■ **Work to be completed**
Give back exactly the lines that run from the beginning of the entries to the line containing "const font = 'Liberation Serif';", both included, and nothing else.

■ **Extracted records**
- - -
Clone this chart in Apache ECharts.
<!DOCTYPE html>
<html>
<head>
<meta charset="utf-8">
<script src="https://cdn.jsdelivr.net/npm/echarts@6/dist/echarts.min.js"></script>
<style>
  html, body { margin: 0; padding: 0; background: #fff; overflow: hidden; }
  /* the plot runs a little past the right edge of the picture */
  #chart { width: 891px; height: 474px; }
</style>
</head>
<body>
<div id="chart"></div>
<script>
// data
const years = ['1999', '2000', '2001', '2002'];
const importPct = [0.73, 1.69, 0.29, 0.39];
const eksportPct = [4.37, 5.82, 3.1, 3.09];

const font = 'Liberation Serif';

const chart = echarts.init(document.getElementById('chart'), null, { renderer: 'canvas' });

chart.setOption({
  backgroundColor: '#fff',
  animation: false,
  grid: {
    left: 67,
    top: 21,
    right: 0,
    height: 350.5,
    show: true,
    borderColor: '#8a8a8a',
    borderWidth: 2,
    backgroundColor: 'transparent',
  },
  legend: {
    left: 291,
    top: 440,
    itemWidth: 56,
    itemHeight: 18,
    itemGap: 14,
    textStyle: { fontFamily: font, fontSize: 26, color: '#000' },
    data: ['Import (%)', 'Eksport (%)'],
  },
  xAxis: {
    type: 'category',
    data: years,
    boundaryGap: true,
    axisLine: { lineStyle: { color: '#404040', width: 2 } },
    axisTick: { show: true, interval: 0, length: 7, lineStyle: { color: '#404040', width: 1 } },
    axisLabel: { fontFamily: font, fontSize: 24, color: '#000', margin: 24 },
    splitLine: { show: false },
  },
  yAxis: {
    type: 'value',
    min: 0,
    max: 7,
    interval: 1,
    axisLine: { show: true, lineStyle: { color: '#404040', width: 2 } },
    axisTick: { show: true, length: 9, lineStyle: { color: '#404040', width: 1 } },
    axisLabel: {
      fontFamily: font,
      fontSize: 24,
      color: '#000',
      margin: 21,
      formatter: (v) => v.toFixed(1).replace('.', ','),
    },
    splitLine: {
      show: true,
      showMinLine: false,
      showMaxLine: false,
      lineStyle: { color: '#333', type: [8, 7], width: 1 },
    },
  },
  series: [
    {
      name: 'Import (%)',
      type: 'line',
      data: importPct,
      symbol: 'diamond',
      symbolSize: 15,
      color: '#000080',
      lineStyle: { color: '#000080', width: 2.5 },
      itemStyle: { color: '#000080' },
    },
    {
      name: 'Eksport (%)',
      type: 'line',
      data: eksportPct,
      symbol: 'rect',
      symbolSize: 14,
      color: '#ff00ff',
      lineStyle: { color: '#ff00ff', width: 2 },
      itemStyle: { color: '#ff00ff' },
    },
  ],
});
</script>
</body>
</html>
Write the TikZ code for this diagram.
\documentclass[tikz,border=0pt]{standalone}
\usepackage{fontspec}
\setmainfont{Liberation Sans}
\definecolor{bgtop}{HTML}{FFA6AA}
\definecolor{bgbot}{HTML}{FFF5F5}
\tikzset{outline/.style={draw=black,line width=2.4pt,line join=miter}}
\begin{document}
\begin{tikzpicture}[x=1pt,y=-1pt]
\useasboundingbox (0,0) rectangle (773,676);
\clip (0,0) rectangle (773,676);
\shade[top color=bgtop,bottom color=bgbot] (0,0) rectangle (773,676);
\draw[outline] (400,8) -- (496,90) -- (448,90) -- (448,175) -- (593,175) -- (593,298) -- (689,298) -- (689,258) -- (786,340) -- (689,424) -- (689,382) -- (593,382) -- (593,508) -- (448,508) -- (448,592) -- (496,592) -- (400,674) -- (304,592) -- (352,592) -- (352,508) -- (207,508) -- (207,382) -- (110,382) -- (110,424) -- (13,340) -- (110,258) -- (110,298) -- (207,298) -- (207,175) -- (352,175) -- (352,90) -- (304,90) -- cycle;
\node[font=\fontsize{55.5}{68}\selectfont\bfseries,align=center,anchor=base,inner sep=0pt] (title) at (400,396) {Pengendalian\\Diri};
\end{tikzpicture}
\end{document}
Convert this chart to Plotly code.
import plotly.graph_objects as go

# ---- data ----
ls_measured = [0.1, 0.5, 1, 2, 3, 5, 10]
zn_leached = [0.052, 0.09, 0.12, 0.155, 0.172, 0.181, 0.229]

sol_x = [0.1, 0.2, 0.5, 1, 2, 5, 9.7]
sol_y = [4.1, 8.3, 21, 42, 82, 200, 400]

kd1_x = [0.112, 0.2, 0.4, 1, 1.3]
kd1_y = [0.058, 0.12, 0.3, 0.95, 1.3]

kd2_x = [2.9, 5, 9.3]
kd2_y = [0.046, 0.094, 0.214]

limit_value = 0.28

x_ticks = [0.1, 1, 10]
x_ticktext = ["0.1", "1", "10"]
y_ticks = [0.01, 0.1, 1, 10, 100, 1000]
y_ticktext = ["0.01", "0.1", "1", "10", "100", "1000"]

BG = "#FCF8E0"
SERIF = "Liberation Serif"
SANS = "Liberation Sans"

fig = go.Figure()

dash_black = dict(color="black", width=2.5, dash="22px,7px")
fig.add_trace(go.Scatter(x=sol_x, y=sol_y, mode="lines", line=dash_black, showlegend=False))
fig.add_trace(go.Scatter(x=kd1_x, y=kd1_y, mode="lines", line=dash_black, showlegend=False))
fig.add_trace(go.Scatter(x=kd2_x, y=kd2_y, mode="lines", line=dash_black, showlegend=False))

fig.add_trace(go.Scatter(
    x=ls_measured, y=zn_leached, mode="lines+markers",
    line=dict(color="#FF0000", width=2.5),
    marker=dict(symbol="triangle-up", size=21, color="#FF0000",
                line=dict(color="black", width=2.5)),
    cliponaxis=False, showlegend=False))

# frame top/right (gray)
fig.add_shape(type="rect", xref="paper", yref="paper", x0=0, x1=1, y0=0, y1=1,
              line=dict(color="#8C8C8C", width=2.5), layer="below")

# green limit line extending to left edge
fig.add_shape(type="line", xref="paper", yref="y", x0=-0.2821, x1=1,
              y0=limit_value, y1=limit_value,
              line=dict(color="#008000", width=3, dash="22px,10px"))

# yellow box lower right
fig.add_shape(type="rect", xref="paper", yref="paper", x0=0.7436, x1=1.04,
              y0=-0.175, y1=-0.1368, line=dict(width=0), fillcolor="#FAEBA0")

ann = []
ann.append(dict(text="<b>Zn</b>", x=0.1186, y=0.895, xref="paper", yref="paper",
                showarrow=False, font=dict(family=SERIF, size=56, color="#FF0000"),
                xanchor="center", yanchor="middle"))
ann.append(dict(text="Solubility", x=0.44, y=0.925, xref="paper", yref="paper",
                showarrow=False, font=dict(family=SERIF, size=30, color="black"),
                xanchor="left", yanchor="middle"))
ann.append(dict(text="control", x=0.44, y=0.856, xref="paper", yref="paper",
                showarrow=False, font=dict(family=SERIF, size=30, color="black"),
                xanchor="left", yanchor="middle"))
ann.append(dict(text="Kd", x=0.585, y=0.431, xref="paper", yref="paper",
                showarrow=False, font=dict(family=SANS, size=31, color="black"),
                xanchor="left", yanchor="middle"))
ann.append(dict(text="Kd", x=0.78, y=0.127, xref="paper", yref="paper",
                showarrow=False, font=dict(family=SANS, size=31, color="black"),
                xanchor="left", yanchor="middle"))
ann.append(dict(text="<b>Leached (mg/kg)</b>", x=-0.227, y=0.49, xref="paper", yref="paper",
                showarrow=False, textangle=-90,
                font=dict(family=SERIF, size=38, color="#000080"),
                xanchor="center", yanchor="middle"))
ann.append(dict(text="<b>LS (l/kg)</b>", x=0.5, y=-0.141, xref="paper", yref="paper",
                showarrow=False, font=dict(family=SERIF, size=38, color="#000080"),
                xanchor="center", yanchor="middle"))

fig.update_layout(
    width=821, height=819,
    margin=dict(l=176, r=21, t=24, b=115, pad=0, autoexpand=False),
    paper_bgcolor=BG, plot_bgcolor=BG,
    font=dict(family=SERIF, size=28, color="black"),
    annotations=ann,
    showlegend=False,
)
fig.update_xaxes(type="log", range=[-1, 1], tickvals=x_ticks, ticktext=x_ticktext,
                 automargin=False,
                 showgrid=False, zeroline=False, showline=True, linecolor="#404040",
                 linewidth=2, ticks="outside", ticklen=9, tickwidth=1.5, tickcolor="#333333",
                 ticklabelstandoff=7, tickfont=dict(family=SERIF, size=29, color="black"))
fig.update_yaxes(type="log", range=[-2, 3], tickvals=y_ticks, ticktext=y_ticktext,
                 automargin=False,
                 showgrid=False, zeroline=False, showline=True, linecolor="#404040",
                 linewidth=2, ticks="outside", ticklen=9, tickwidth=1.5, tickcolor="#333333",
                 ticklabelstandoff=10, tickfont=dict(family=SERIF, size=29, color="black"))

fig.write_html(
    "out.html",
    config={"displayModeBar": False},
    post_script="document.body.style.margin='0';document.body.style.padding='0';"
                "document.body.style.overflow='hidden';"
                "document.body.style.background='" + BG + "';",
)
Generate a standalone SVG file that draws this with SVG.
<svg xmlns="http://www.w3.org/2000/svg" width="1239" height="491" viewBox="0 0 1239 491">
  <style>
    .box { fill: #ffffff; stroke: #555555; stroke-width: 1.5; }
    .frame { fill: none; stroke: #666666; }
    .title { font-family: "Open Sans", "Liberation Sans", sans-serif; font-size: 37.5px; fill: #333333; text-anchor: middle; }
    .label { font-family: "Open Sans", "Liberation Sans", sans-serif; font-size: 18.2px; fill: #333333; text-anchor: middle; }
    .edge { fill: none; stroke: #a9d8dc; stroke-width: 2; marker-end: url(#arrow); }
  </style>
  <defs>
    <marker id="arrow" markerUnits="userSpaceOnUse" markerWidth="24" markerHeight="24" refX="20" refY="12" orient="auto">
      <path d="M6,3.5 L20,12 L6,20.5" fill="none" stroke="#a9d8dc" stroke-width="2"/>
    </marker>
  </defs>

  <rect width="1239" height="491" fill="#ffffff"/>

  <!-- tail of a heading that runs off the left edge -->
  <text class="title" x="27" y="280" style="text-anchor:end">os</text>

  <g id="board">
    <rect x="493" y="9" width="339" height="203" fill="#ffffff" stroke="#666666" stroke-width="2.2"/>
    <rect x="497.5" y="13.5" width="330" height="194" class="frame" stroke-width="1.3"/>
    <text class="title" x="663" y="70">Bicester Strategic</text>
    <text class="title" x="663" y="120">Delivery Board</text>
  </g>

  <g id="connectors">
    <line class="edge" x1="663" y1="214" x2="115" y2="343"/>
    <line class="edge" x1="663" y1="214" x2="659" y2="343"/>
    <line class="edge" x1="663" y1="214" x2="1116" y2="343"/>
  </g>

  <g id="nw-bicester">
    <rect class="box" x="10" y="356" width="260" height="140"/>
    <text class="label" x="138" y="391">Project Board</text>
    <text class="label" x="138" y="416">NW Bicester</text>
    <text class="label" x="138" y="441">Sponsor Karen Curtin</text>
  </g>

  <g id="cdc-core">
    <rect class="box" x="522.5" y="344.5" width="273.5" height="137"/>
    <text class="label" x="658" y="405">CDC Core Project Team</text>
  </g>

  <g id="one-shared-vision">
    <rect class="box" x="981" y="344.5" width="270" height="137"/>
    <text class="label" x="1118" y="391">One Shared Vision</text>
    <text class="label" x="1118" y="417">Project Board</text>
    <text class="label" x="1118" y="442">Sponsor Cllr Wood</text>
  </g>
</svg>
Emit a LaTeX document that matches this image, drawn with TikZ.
- - -
■ **Full response**
Clone this chart in Apache ECharts.
<!DOCTYPE html>
<html>
<head>
<meta charset="utf-8">
<script src="https://cdn.jsdelivr.net/npm/echarts@6/dist/echarts.min.js"></script>
<style>
  html, body { margin: 0; padding: 0; background: #fff; overflow: hidden; }
  /* the plot runs a little past the right edge of the picture */
  #chart { width: 891px; height: 474px; }
</style>
</head>
<body>
<div id="chart"></div>
<script>
// data
const years = ['1999', '2000', '2001', '2002'];
const importPct = [0.73, 1.69, 0.29, 0.39];
const eksportPct = [4.37, 5.82, 3.1, 3.09];

const font = 'Liberation Serif';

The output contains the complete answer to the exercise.